* Given data
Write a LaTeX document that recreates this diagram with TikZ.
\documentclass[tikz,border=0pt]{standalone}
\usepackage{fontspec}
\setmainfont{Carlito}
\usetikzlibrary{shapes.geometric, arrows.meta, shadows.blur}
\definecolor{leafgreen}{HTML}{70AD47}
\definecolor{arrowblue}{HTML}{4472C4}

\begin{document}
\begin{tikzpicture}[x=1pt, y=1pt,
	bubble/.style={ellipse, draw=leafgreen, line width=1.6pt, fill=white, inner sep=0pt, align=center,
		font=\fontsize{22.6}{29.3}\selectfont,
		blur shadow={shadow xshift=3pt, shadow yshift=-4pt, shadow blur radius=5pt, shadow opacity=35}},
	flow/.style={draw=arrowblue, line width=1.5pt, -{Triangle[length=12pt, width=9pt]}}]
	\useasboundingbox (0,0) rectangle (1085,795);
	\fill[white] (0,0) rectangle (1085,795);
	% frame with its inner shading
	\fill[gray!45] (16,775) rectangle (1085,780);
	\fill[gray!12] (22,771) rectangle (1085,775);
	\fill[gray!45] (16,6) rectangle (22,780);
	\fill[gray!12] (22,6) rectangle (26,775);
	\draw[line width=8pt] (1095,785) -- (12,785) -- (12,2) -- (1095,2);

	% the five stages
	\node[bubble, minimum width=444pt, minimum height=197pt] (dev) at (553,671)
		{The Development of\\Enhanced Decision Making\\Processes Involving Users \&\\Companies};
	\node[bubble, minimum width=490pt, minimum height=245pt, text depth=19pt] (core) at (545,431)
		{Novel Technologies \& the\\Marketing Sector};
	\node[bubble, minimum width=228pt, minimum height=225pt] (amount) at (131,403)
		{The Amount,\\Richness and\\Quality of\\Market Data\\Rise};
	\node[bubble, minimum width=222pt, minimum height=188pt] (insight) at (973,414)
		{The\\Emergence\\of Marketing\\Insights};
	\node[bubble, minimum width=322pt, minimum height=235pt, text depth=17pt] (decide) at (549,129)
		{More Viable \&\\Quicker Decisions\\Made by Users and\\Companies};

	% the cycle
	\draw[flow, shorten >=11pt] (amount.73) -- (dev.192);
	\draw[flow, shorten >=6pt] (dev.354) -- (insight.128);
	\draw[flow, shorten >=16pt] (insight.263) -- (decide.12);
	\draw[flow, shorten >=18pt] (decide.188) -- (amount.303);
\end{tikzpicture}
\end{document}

* Exercise instructions
Count every line in the data where the string "with" occurs. Give nothing except the number.

* Output below
2